### Set problem
Copy out every line of the records where the string "page" occurs.

### Input data
====

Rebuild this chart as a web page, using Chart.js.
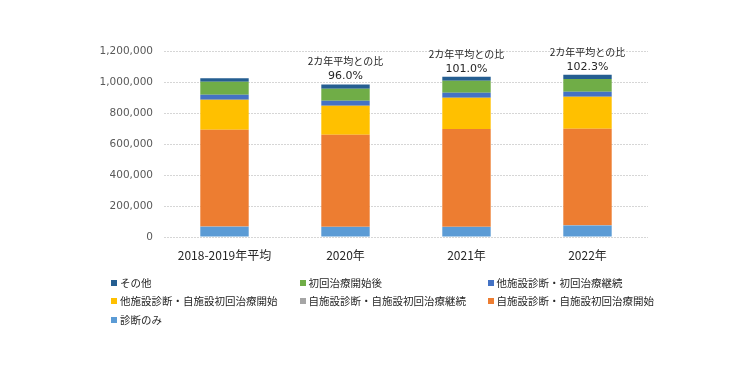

====

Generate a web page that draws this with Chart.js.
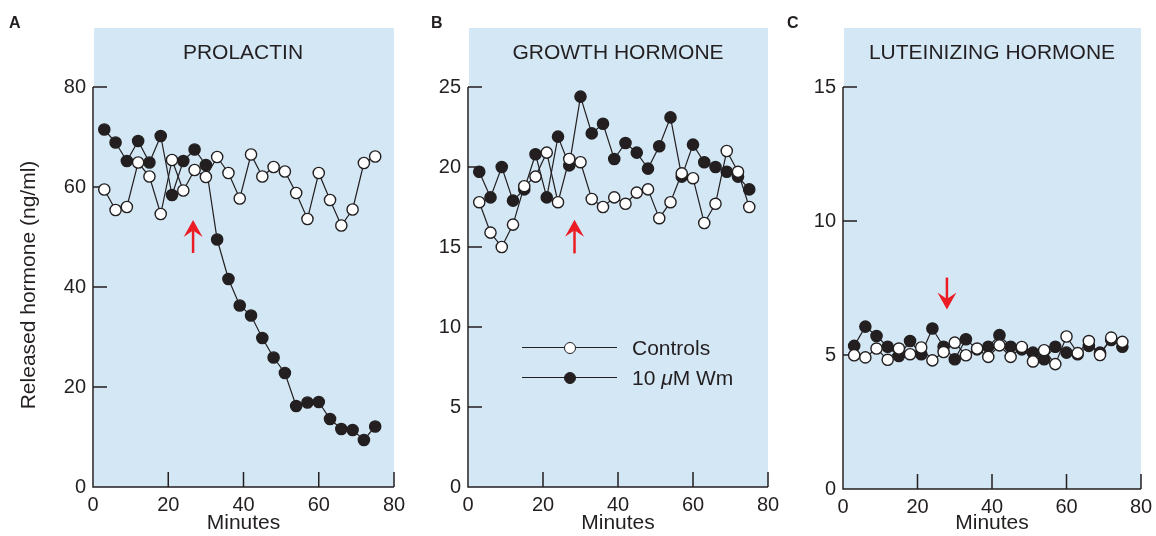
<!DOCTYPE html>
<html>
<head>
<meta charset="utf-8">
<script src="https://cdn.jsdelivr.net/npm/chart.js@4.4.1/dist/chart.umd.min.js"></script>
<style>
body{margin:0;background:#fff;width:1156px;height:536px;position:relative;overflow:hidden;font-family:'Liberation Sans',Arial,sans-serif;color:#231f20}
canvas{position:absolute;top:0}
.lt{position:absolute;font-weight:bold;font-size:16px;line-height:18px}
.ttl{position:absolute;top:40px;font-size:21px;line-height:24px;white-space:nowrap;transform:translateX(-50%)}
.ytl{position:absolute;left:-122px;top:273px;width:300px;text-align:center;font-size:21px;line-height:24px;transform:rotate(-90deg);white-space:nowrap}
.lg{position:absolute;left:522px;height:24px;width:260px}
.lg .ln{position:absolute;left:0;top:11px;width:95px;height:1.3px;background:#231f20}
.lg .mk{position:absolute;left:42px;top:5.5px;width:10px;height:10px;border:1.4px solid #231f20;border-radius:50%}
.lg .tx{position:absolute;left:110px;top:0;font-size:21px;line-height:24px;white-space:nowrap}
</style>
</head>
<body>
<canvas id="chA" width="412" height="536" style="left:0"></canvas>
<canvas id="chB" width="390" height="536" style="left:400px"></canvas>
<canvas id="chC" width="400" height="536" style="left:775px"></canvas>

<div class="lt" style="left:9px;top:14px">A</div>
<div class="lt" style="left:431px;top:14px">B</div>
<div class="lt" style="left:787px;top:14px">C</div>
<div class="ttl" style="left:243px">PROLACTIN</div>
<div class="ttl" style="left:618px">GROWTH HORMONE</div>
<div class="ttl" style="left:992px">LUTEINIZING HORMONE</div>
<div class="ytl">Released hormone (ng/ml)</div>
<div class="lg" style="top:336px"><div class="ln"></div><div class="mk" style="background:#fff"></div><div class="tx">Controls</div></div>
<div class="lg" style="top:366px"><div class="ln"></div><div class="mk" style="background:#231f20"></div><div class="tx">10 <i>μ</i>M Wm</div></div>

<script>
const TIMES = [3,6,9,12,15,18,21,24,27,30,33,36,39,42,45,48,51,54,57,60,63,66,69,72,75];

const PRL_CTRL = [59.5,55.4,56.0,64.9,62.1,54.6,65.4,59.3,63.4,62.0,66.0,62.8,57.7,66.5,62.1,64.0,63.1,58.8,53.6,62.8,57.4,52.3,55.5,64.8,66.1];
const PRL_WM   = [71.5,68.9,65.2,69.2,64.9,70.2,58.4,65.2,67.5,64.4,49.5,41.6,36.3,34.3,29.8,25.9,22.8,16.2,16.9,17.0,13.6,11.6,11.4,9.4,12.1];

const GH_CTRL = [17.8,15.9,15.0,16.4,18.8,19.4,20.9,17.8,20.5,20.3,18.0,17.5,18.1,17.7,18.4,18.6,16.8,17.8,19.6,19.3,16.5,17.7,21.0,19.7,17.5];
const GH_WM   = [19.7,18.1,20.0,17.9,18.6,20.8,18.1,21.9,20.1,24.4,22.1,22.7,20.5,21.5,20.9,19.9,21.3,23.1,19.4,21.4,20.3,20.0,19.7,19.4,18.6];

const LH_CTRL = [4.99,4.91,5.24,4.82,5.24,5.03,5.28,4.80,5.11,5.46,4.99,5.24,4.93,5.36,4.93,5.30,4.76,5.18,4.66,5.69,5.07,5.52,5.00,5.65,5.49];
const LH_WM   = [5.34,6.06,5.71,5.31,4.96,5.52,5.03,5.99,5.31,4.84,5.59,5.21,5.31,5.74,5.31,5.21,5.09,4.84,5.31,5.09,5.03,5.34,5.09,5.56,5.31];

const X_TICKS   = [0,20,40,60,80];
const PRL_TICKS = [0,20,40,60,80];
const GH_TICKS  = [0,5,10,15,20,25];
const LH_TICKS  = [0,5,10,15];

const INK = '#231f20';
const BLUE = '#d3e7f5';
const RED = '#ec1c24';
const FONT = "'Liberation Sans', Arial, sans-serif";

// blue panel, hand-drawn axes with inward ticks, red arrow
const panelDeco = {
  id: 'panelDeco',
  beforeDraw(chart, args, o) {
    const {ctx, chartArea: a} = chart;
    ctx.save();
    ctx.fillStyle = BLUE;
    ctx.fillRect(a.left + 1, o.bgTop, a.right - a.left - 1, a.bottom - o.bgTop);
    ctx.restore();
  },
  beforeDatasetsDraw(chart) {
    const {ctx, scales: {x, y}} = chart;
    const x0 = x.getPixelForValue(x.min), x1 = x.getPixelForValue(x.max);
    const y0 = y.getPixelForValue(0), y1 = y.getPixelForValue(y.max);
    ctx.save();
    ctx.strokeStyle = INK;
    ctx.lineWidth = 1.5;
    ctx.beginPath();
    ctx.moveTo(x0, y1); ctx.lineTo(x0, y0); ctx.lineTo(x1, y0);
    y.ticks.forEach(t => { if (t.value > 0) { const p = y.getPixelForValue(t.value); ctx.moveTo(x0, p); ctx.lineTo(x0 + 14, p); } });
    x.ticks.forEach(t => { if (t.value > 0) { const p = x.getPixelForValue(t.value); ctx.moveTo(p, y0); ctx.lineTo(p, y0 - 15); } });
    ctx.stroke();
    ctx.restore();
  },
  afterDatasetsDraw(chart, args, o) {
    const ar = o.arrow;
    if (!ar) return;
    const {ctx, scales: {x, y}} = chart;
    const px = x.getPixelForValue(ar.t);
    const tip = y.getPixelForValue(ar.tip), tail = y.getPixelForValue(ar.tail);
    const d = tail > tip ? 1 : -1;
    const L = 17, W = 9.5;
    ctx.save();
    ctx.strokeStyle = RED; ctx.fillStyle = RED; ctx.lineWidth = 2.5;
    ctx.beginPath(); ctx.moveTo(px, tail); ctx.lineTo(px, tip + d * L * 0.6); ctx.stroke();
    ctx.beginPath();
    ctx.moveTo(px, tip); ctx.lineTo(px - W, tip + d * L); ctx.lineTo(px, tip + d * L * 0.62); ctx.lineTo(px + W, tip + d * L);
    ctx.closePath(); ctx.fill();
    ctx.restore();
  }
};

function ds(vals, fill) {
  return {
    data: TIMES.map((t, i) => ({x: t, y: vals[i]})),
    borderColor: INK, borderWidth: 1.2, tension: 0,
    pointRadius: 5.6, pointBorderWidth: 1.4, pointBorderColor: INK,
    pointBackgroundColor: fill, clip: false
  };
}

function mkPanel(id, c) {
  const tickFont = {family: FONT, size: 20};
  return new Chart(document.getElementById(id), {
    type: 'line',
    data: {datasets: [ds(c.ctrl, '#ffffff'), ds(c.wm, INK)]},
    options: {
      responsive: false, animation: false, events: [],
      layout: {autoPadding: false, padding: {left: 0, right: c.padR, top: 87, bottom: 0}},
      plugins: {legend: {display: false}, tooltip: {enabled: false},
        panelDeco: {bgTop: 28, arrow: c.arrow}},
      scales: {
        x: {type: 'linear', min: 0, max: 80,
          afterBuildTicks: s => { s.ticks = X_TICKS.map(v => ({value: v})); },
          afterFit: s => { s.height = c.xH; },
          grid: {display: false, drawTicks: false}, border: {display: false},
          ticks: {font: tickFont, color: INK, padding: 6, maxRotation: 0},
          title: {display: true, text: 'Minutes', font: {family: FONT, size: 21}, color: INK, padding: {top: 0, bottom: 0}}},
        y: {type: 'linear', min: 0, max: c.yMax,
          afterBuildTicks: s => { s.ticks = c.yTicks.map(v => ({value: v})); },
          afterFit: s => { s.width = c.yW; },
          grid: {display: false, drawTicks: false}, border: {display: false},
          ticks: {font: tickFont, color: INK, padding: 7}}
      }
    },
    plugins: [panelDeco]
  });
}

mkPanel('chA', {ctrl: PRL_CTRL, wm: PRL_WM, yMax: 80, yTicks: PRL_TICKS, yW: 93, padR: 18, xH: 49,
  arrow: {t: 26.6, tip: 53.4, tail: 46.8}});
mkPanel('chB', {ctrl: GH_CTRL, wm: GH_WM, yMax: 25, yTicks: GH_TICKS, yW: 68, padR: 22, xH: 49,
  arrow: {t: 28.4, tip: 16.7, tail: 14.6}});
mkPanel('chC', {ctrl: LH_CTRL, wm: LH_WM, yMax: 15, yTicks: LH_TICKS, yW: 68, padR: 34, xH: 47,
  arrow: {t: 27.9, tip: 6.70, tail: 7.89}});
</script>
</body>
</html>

====

### Answer to this problem
Rebuild this chart as a web page, using Chart.js.
Generate a web page that draws this with Chart.js.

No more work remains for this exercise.